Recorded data

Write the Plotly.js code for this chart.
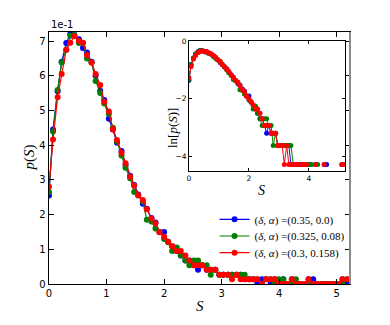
<!DOCTYPE html>
<html>
<head>
<meta charset="utf-8">
<script src="https://cdn.plot.ly/plotly-3.0.1.min.js"></script>
<style>
  html, body { margin: 0; padding: 0; background: #fff; }
  #chart { width: 390px; height: 325px; }
</style>
</head>
<body>
<div id="chart"></div>
<script>
// bin centres S, shared by the three runs
const S = [
  0.00, 0.07, 0.15, 0.22, 0.30, 0.37, 0.44, 0.52, 0.59, 0.66,
  0.74, 0.81, 0.89, 0.96, 1.04, 1.11, 1.18, 1.26, 1.33, 1.41,
  1.48, 1.55, 1.63, 1.70, 1.78, 1.85, 1.92, 2.00, 2.07, 2.14,
  2.22, 2.29, 2.37, 2.44, 2.52, 2.59, 2.66, 2.74, 2.81, 2.89,
  2.96, 3.03, 3.11, 3.18, 3.26, 3.33, 3.40, 3.48, 3.55, 3.62,
  3.70, 3.77, 3.85, 3.92, 3.99, 4.07, 4.14, 4.22, 4.29, 4.36,
  4.44, 4.51, 4.59, 4.66, 4.74, 4.81, 4.88, 4.96, 5.03, 5.10,
  5.18
];

// p(S) in units of 1e-1
const pBlue = [
  2.55, 4.45, 5.55, 6.40, 6.94, 7.20, 7.18, 7.05, 6.80, 6.67,
  6.40, 6.00, 5.57, 5.30, 4.76, 4.45, 4.07, 3.83, 3.43, 3.12,
  2.85, 2.58, 2.31, 2.17, 1.90, 1.77, 1.50, 1.50, 1.22, 1.09,
  0.95, 0.82, 0.68, 0.68, 0.54, 0.41, 0.54, 0.41, 0.41, 0.41,
  0.27, 0.27, 0.27, 0.27, 0.27, 0.27, 0.14, 0.14, 0.14, 0,
  0.14, 0.14, 0, 0.14, 0, 0.14, 0, 0.14, 0, 0,
  0, 0.14, 0.14, 0, 0, 0, 0, 0, 0, 0.14,
  0
];
const pGreen = [
  2.65, 4.39, 5.59, 6.38, 6.75, 7.15, 7.18, 6.94, 6.94, 6.50,
  6.38, 5.85, 5.50, 5.20, 4.90, 4.50, 4.10, 3.70, 3.35, 3.05,
  2.65, 2.55, 2.38, 1.85, 1.80, 1.60, 1.50, 1.30, 1.20, 0.95,
  1.05, 0.82, 0.68, 0.54, 0.68, 0.68, 0.54, 0.54, 0.27, 0.41,
  0.27, 0.27, 0.27, 0.27, 0.27, 0.27, 0.27, 0.14, 0.14, 0.14,
  0, 0.14, 0.14, 0, 0.14, 0.14, 0, 0, 0.14, 0,
  0, 0, 0, 0, 0, 0, 0, 0, 0, 0,
  0.14
];
const pRed = [
  2.80, 4.16, 5.38, 6.05, 6.75, 6.95, 7.14, 7.00, 6.95, 6.60,
  6.38, 6.05, 5.73, 5.25, 4.97, 4.46, 4.15, 3.78, 3.48, 3.09,
  2.83, 2.56, 2.42, 2.15, 1.89, 1.75, 1.49, 1.36, 1.22, 1.09,
  0.95, 0.95, 0.82, 0.68, 0.54, 0.54, 0.54, 0.41, 0.41, 0.41,
  0.27, 0.27, 0.27, 0.14, 0.27, 0.14, 0.14, 0.14, 0.14, 0.14,
  0, 0.14, 0.14, 0.14, 0, 0, 0, 0.14, 0, 0,
  0, 0.14, 0, 0, 0, 0, 0, 0, 0, 0.14,
  0.14
];

const names = [
  '(<i>δ</i>, <i>α</i>) =(0.35, 0.0)',
  '(<i>δ</i>, <i>α</i>) =(0.325, 0.08)',
  '(<i>δ</i>, <i>α</i>) =(0.3, 0.158)'
];
const colors = ['#0000ff', '#008000', '#ff0000'];
const series = [pBlue, pGreen, pRed];
const legendIds = ['legend', 'legend2', 'legend3'];

const traces = [];
// main panel
series.forEach((p, k) => {
  traces.push({
    x: S, y: p, mode: 'lines+markers', name: names[k],
    legend: legendIds[k],
    line: { color: colors[k], width: 1.2 },
    marker: { color: colors[k], size: 6 },
    xaxis: 'x', yaxis: 'y'
  });
});
// inset: ln of the same histograms (empty bins dropped)
series.forEach((p, k) => {
  traces.push({
    x: S, y: p.map(v => v > 0 ? Math.log(v * 0.1) : null),
    mode: 'lines+markers', showlegend: false,
    line: { color: colors[k], width: 1 },
    marker: { color: colors[k], size: 5 },
    xaxis: 'x2', yaxis: 'y2'
  });
});

const tickFont = { family: 'DejaVu Sans', size: 10, color: '#000' };
const smallFont = { family: 'DejaVu Sans', size: 7.5, color: '#000' };
const serif = 'Liberation Serif';

function legendAt(y) {
  return {
    x: 0.55, y: y, xanchor: 'left', yanchor: 'top',
    bgcolor: 'rgba(0,0,0,0)', borderwidth: 0, itemwidth: 30,
    font: { family: serif, size: 11, color: '#000' }
  };
}

const layout = {
  width: 390, height: 325,
  margin: { l: 49, r: 40, t: 32, b: 41 },
  paper_bgcolor: '#fff', plot_bgcolor: '#fff',
  showlegend: true,
  legend: legendAt(0.314),
  legend2: legendAt(0.248),
  legend3: legendAt(0.182),
  xaxis: {
    domain: [0, 1], range: [0, 5.23],
    tickvals: [0, 1, 2, 3, 4, 5],
    ticks: 'inside', ticklen: 5, tickcolor: '#000',
    showline: true, linecolor: '#000', linewidth: 1.3, mirror: 'ticks',
    showgrid: false, zeroline: false, tickfont: tickFont
  },
  yaxis: {
    domain: [0, 1], range: [0, 7.26],
    tickvals: [0, 1, 2, 3, 4, 5, 6, 7],
    ticks: 'inside', ticklen: 5, tickcolor: '#000',
    showline: true, linecolor: '#000', linewidth: 1.3, mirror: 'ticks',
    showgrid: false, zeroline: false, tickfont: tickFont
  },
  xaxis2: {
    domain: [0.465, 0.983], anchor: 'y2', range: [0, 5.2],
    tickvals: [0, 2, 4],
    ticks: 'inside', ticklen: 3, tickcolor: '#000',
    showline: true, linecolor: '#000', linewidth: 1, mirror: 'ticks',
    showgrid: false, zeroline: false, tickfont: smallFont
  },
  yaxis2: {
    domain: [0.448, 0.964], anchor: 'x2', range: [-4.5, 0],
    tickvals: [-4, -2, 0], ticktext: ['−4', '−2', '0'],
    ticks: 'inside', ticklen: 3, tickcolor: '#000',
    showline: true, linecolor: '#000', linewidth: 1, mirror: 'ticks',
    showgrid: false, zeroline: false, tickfont: smallFont
  },
  shapes: [
    // right spine of the main panel renders grey in the original
    { type: 'line', xref: 'paper', yref: 'paper', x0: 1, x1: 1, y0: 0, y1: 1,
      line: { color: '#8c8c8c', width: 2 } }
  ],
  annotations: [
    { text: '1e-1', xref: 'paper', yref: 'paper', x: 0, y: 1, xanchor: 'left', yanchor: 'bottom',
      yshift: 0, showarrow: false, font: tickFont },
    { text: '<i>p</i>(<i>S</i>)', xref: 'paper', yref: 'paper', x: 0, y: 0.5, xshift: -31,
      textangle: -90, showarrow: false, font: { family: serif, size: 15, color: '#000' } },
    { text: '<i>S</i>', xref: 'paper', yref: 'paper', x: 0.5, y: 0, yshift: -22,
      yanchor: 'middle', showarrow: false, font: { family: serif, size: 15, color: '#000' } },
    { text: 'ln[<i>p</i>(<i>S</i>)]', xref: 'paper', yref: 'paper', x: 0.465, y: 0.706, xshift: -17,
      textangle: -90, showarrow: false, font: { family: serif, size: 13, color: '#000' } },
    { text: '<i>S</i>', xref: 'paper', yref: 'paper', x: 0.724, y: 0.448, yshift: -19,
      yanchor: 'middle', showarrow: false, font: { family: serif, size: 14, color: '#000' } }
  ]
};

Plotly.newPlot('chart', traces, layout, { displayModeBar: false, staticPlot: true });
</script>
</body>
</html>
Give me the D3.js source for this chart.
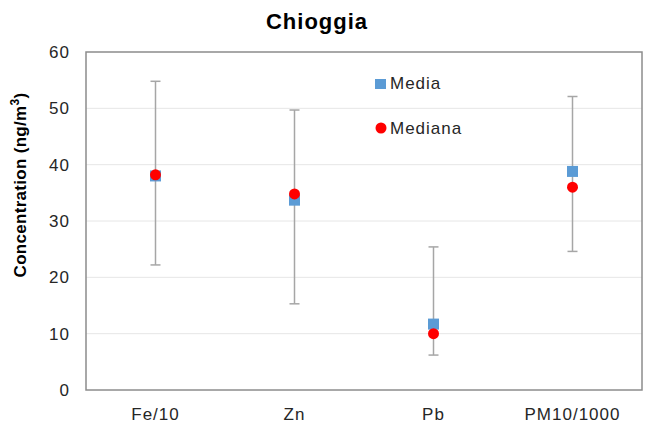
<!DOCTYPE html>
<html>
<head>
<meta charset="utf-8">
<script src="https://cdn.jsdelivr.net/npm/d3@7"></script>
<style>
  body { margin: 0; background: #fff; }
  text { font-family: "Liberation Sans", Arial, sans-serif; }
</style>
</head>
<body>
<svg width="645" height="425"></svg>
<script>
"use strict";

var categories = ["Fe/10", "Zn", "Pb", "PM10/1000"];
var media = [38.0, 33.7, 11.7, 38.8];
var mediana = [38.2, 34.8, 10.0, 36.0];
var errLow = [22.2, 15.3, 6.2, 24.6];
var errHigh = [54.8, 49.7, 25.4, 52.1];
var yTicks = [0, 10, 20, 30, 40, 50, 60];

var margin = { top: 52, right: 3, bottom: 35, left: 86 };
var width = 645 - margin.left - margin.right;
var height = 425 - margin.top - margin.bottom;

var svg = d3.select("svg");
var g = svg.append("g")
    .attr("transform", "translate(" + margin.left + "," + margin.top + ")");

var x = d3.scaleBand()
    .domain(categories)
    .range([0, width]);

var y = d3.scaleLinear()
    .domain([0, 60])
    .range([height, 0]);

// Gridlines
g.append("g")
    .selectAll("line")
    .data(yTicks.slice(1, -1))
    .enter()
    .append("line")
    .attr("x1", 0)
    .attr("x2", width)
    .attr("y1", function (d) { return y(d); })
    .attr("y2", function (d) { return y(d); })
    .attr("stroke", "#e6e6e6")
    .attr("stroke-width", 1);

// Plot frame
g.append("rect")
    .attr("x", 0)
    .attr("y", 0)
    .attr("width", width)
    .attr("height", height)
    .attr("fill", "none")
    .attr("stroke", "#8c8c8c")
    .attr("stroke-width", 1.5);

// Y axis
var yAxis = g.append("g")
    .call(d3.axisLeft(y).tickValues(yTicks).tickSize(0).tickPadding(16));
yAxis.select(".domain").remove();
yAxis.selectAll("text")
    .attr("font-size", 17)
    .attr("letter-spacing", 1)
    .attr("fill", "#262626")
    .style("font-family", "'Liberation Sans', Arial, sans-serif");

// X axis
var xAxis = g.append("g")
    .attr("transform", "translate(0," + height + ")")
    .call(d3.axisBottom(x).tickSize(0).tickPadding(18));
xAxis.select(".domain").remove();
xAxis.selectAll("text")
    .attr("font-size", 17)
    .attr("letter-spacing", 1)
    .attr("fill", "#262626")
    .style("font-family", "'Liberation Sans', Arial, sans-serif");

var cx = function (i) { return x(categories[i]) + x.bandwidth() / 2; };

// Error bars
var err = g.append("g").attr("stroke", "#a6a6a6").attr("stroke-width", 1.5);
categories.forEach(function (c, i) {
    err.append("line")
        .attr("x1", cx(i)).attr("x2", cx(i))
        .attr("y1", y(errLow[i])).attr("y2", y(errHigh[i]));
    [errLow[i], errHigh[i]].forEach(function (v) {
        err.append("line")
            .attr("x1", cx(i) - 5).attr("x2", cx(i) + 5)
            .attr("y1", y(v)).attr("y2", y(v));
    });
});

// Media (squares)
g.append("g")
    .selectAll("rect")
    .data(media)
    .enter()
    .append("rect")
    .attr("x", function (d, i) { return cx(i) - 5.5; })
    .attr("y", function (d) { return y(d) - 5.5; })
    .attr("width", 11)
    .attr("height", 11)
    .attr("fill", "#5b9bd5");

// Mediana (circles)
g.append("g")
    .selectAll("circle")
    .data(mediana)
    .enter()
    .append("circle")
    .attr("cx", function (d, i) { return cx(i); })
    .attr("cy", function (d) { return y(d); })
    .attr("r", 5.5)
    .attr("fill", "#ff0000");

// Legend
var legend = svg.append("g");
legend.append("rect")
    .attr("x", 375).attr("y", 79).attr("width", 11).attr("height", 10)
    .attr("fill", "#5b9bd5");
legend.append("text")
    .attr("x", 390).attr("y", 89)
    .attr("font-size", 17).attr("letter-spacing", 1).attr("fill", "#262626")
    .text("Media");
legend.append("circle")
    .attr("cx", 381).attr("cy", 128).attr("r", 5.5)
    .attr("fill", "#ff0000");
legend.append("text")
    .attr("x", 390).attr("y", 134)
    .attr("font-size", 17).attr("letter-spacing", 1).attr("fill", "#262626")
    .text("Mediana");

// Title
svg.append("text")
    .attr("x", 317)
    .attr("y", 29)
    .attr("text-anchor", "middle")
    .attr("font-size", 22)
    .attr("font-weight", "bold")
    .attr("letter-spacing", 1)
    .attr("fill", "#000")
    .text("Chioggia");

// Y label
var yl = svg.append("text")
    .attr("transform", "translate(26,185) rotate(-90)")
    .attr("text-anchor", "middle")
    .attr("font-size", 17)
    .attr("font-weight", "bold")
    .attr("letter-spacing", 0.3)
    .attr("fill", "#000");
yl.append("tspan").text("Concentration  (ng/m");
yl.append("tspan").attr("dy", -7).attr("font-size", 12).text("3");
yl.append("tspan").attr("dy", 7).text(")");
</script>
</body>
</html>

Exercise
Count the lines of the material that include the word "this", then state only the total.

Expected answer
2